Of course, it is unprofitable for the Crimean media to recall that among those invited to the Kremlin for the ceremony of transferring Crimea to Ukraine was the chairman of the executive committee of the Sevastopol City Council Serhiy Sosnytskyi, who at the session of the City Council on May 14, 1954, reported: "The working people of Sevastopol, like all working people of the Ukrainian Republic, achieve new labor victories every day." In early 1957, in the Ukrainian-language publication "Radyanskyi Krym," a note by Sosnytskyi "More housing for the working people of the hero-city" appeared, which reported that in 1949-1955, civilians and sailors received about 324 thousand square meters of living space. On June 14, 1958, the new chairman of the city executive committee S. Kirsanov, congratulating Sevastopol residents on the 175th anniversary of the city, declared that the CC of the Communist Party of Ukraine and the government of the Ukrainian SSR "are doing everything to ensure that Sevastopol develops even faster, so that the working people of the hero-city live even happier and more cultured."

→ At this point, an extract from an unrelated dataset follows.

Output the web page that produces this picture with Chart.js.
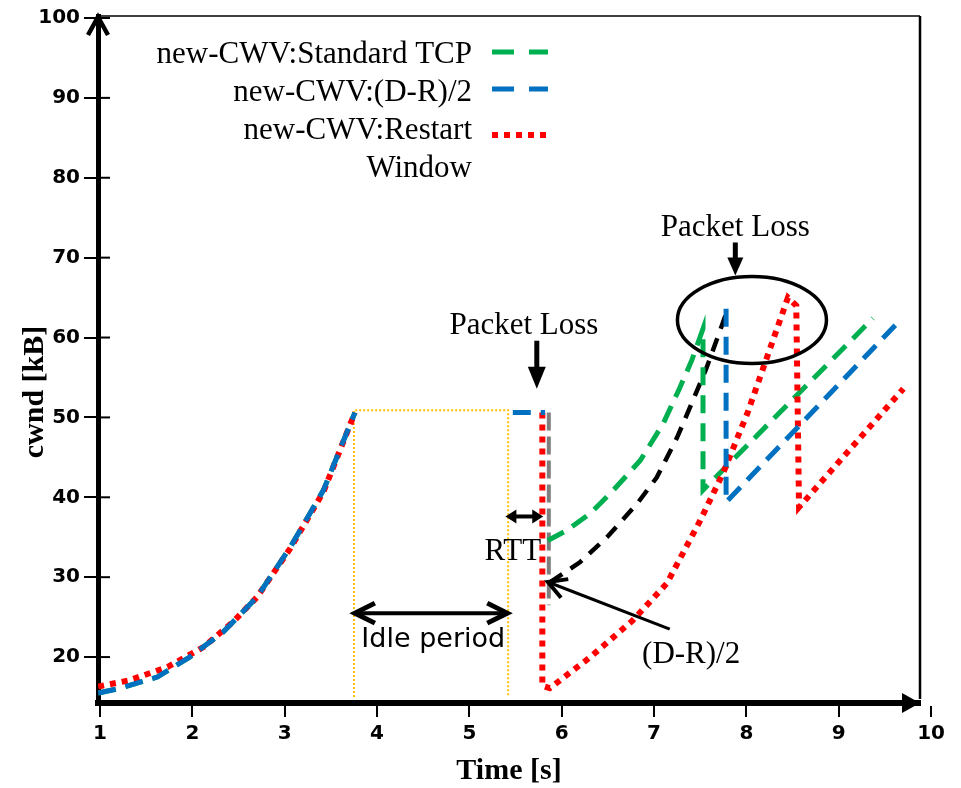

"Radyanskyi Krym" was published in 1955-1959; generally, in this newspaper, news from Sevastopol was presented in the section "In our oblast" (or "In the oblast"). In the issue of December 1, 1956, it is written: "Three days ago, a large store of the Ukrainian Republican Gastronom was opened in Sevastopol." In the same issue, the material "Needs of the boarding school" begins with the paragraph: "This year, 50 boarding schools were opened in Ukraine. Two of them — Kerch and Sevastopol — work in Crimea." In February 1957, the Radiotelegraph Agency of Ukraine reported on the construction of new cultural and educational institutions in Ukraine, in particular the building of the drama theater in Sevastopol. On June 9, 1957, a photo of a sailor's club in Sevastopol appeared with the caption "In the cities of our oblast." On August 11 of the same year, when the Day of the Builder was celebrated in the USSR, the newspaper published a photograph of Nakhimov Avenue in the newly rebuilt Sevastopol with the comment: "Like in our entire great country, industrial and housing construction has unfolded widely in the Crimean Oblast." Comments, as they say, are superfluous.